◆ **Prompt**
Print the lines beginning with the one that contains "Output the Python" and ending with the one that contains "length=0, labelsize=18.8, pad=12)", exactly, both included, and no other lines.

◆ **Data to use**
___

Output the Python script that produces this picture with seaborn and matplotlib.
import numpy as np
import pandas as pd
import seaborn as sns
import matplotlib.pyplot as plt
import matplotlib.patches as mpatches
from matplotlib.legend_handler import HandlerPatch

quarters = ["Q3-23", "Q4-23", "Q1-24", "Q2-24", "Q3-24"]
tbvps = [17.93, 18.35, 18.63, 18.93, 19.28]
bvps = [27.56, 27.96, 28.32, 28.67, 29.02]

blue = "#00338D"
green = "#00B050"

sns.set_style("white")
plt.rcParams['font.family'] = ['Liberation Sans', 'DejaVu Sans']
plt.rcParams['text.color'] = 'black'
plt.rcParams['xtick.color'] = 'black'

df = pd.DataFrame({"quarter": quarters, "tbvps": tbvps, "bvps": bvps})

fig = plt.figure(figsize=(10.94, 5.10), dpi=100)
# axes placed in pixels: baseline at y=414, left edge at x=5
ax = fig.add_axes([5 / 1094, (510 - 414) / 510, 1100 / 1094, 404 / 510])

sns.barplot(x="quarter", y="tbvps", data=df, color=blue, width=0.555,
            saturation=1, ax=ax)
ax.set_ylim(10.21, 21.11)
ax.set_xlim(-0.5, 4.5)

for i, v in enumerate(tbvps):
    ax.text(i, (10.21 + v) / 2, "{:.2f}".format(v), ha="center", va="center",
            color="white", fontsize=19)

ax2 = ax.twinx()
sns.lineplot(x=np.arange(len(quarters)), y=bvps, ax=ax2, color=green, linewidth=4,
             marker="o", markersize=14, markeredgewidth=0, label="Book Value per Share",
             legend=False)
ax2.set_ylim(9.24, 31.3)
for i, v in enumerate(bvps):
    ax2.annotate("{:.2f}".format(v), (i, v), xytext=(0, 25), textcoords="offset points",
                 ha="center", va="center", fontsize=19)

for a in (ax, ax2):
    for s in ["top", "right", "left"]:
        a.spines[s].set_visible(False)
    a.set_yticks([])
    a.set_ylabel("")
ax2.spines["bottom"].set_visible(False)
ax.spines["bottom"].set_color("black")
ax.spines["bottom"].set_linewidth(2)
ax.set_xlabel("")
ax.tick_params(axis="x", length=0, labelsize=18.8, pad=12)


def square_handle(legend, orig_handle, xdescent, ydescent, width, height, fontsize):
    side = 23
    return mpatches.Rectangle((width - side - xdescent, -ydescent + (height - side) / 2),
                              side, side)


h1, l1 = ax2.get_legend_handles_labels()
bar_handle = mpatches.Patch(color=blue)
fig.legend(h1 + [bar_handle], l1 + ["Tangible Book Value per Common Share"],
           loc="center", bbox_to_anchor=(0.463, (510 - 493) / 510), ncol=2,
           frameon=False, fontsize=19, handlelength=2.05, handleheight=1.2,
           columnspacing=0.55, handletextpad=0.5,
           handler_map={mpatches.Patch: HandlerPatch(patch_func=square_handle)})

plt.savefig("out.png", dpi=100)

___

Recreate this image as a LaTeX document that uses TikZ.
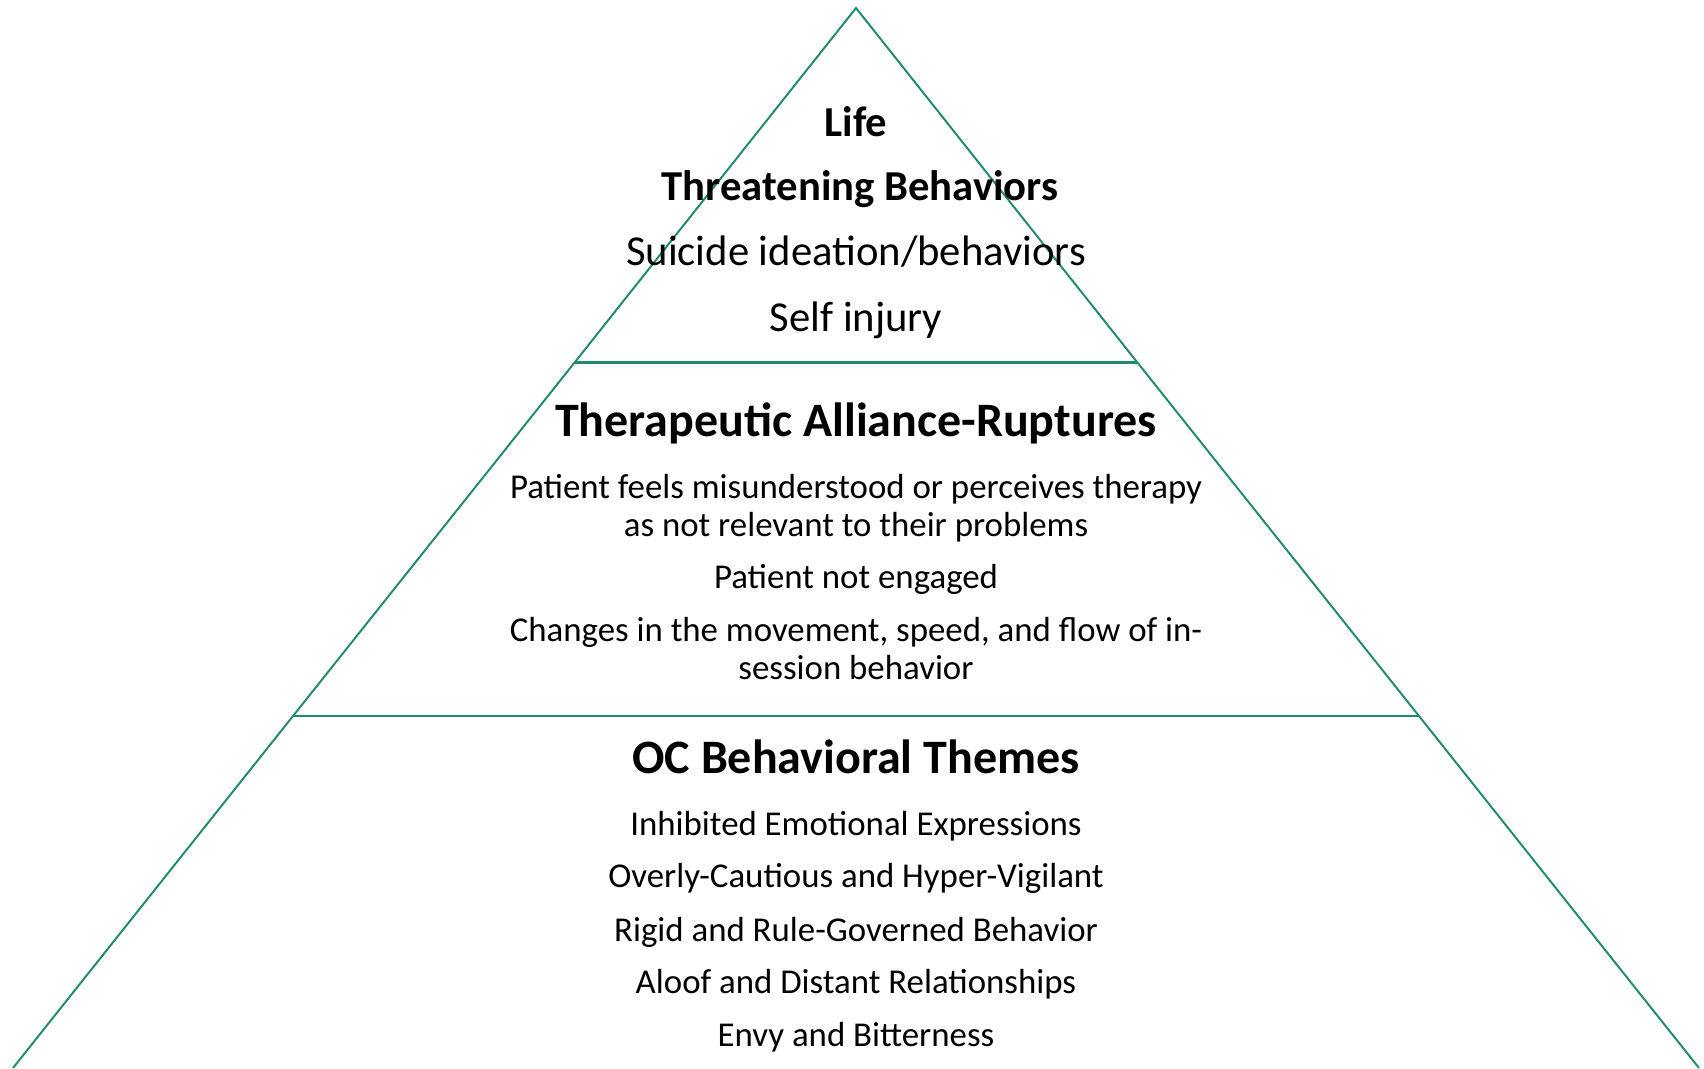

___

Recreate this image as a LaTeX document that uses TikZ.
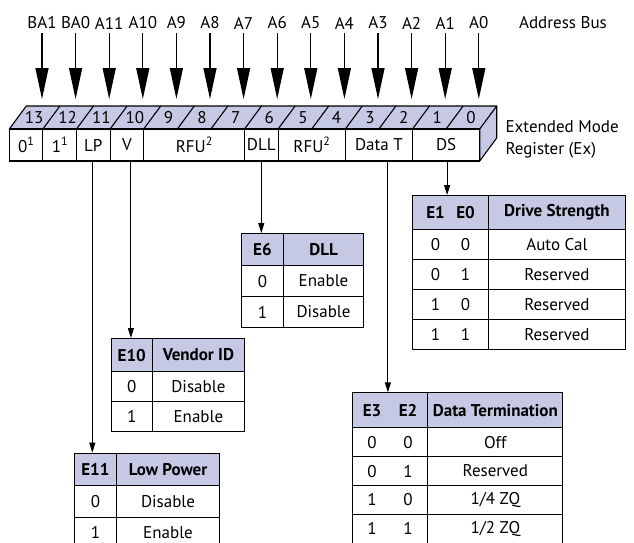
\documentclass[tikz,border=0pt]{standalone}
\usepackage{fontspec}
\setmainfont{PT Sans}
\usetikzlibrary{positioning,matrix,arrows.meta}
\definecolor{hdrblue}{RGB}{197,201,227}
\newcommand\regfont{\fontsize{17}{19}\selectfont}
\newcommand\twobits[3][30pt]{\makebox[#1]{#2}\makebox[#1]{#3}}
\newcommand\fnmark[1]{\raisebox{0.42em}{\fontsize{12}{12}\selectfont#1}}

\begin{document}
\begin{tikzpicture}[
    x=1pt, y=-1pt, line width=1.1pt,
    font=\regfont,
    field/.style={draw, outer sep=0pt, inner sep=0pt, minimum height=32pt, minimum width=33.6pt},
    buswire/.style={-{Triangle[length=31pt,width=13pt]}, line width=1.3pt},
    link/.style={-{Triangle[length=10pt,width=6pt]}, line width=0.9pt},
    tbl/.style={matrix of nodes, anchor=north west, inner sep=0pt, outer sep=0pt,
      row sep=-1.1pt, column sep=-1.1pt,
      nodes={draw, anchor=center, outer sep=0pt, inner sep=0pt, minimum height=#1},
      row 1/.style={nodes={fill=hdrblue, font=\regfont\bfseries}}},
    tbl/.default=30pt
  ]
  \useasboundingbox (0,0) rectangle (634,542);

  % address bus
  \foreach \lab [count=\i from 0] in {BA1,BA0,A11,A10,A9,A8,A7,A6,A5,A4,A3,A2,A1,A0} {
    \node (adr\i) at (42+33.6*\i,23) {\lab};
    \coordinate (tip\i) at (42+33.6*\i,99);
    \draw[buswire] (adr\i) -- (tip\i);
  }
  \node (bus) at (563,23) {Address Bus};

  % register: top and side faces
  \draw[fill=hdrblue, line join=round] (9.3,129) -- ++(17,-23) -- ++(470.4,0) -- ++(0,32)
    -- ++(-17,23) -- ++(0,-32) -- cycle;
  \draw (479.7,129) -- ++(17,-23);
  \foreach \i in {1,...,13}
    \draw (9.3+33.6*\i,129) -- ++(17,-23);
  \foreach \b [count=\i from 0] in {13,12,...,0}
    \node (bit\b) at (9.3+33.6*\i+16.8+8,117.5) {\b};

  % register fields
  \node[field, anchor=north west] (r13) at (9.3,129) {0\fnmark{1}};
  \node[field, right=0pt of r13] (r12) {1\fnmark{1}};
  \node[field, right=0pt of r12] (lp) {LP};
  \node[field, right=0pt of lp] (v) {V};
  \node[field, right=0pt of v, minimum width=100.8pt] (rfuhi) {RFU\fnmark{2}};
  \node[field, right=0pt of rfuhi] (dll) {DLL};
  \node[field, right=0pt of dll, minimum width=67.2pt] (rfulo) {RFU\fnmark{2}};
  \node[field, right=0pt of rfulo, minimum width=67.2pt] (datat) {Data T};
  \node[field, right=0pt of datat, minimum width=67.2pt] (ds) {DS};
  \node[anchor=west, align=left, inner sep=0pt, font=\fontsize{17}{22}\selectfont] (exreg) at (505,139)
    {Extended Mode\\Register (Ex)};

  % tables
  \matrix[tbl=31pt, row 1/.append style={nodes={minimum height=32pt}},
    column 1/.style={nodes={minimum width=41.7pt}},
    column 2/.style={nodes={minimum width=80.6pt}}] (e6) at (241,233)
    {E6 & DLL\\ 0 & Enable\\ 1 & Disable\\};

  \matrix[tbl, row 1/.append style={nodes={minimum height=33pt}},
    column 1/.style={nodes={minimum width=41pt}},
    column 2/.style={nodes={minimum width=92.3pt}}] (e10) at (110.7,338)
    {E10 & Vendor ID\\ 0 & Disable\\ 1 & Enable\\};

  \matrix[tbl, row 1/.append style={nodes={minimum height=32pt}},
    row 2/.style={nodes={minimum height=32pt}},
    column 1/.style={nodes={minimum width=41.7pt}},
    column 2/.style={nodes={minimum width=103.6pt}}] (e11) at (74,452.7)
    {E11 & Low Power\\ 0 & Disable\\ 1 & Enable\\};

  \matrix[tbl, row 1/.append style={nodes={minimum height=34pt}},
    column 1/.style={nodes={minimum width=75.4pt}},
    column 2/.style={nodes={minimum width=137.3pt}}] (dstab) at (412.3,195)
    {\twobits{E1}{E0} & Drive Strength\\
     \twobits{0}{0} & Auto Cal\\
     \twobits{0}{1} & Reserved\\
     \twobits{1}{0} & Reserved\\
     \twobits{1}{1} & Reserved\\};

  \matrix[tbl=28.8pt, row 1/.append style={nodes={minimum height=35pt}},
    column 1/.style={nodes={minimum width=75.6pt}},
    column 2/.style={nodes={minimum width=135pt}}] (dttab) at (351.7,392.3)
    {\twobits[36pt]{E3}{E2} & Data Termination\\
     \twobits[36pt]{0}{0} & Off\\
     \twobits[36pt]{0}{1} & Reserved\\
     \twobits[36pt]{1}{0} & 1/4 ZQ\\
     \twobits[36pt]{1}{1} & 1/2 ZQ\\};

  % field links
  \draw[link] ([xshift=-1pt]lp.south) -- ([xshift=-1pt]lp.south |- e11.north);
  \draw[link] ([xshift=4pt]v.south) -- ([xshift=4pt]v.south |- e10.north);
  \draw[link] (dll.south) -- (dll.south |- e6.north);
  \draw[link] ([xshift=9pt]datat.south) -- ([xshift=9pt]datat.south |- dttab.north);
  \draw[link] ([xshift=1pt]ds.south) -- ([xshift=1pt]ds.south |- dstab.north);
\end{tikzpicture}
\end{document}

___

◆ **Response**
Output the Python script that produces this picture with seaborn and matplotlib.
import numpy as np
import pandas as pd
import seaborn as sns
import matplotlib.pyplot as plt
import matplotlib.patches as mpatches
from matplotlib.legend_handler import HandlerPatch

quarters = ["Q3-23", "Q4-23", "Q1-24", "Q2-24", "Q3-24"]
tbvps = [17.93, 18.35, 18.63, 18.93, 19.28]
bvps = [27.56, 27.96, 28.32, 28.67, 29.02]

blue = "#00338D"
green = "#00B050"

sns.set_style("white")
plt.rcParams['font.family'] = ['Liberation Sans', 'DejaVu Sans']
plt.rcParams['text.color'] = 'black'
plt.rcParams['xtick.color'] = 'black'

df = pd.DataFrame({"quarter": quarters, "tbvps": tbvps, "bvps": bvps})

fig = plt.figure(figsize=(10.94, 5.10), dpi=100)
# axes placed in pixels: baseline at y=414, left edge at x=5
ax = fig.add_axes([5 / 1094, (510 - 414) / 510, 1100 / 1094, 404 / 510])

sns.barplot(x="quarter", y="tbvps", data=df, color=blue, width=0.555,
            saturation=1, ax=ax)
ax.set_ylim(10.21, 21.11)
ax.set_xlim(-0.5, 4.5)

for i, v in enumerate(tbvps):
    ax.text(i, (10.21 + v) / 2, "{:.2f}".format(v), ha="center", va="center",
            color="white", fontsize=19)

ax2 = ax.twinx()
sns.lineplot(x=np.arange(len(quarters)), y=bvps, ax=ax2, color=green, linewidth=4,
             marker="o", markersize=14, markeredgewidth=0, label="Book Value per Share",
             legend=False)
ax2.set_ylim(9.24, 31.3)
for i, v in enumerate(bvps):
    ax2.annotate("{:.2f}".format(v), (i, v), xytext=(0, 25), textcoords="offset points",
                 ha="center", va="center", fontsize=19)

for a in (ax, ax2):
    for s in ["top", "right", "left"]:
        a.spines[s].set_visible(False)
    a.set_yticks([])
    a.set_ylabel("")
ax2.spines["bottom"].set_visible(False)
ax.spines["bottom"].set_color("black")
ax.spines["bottom"].set_linewidth(2)
ax.set_xlabel("")
ax.tick_params(axis="x", length=0, labelsize=18.8, pad=12)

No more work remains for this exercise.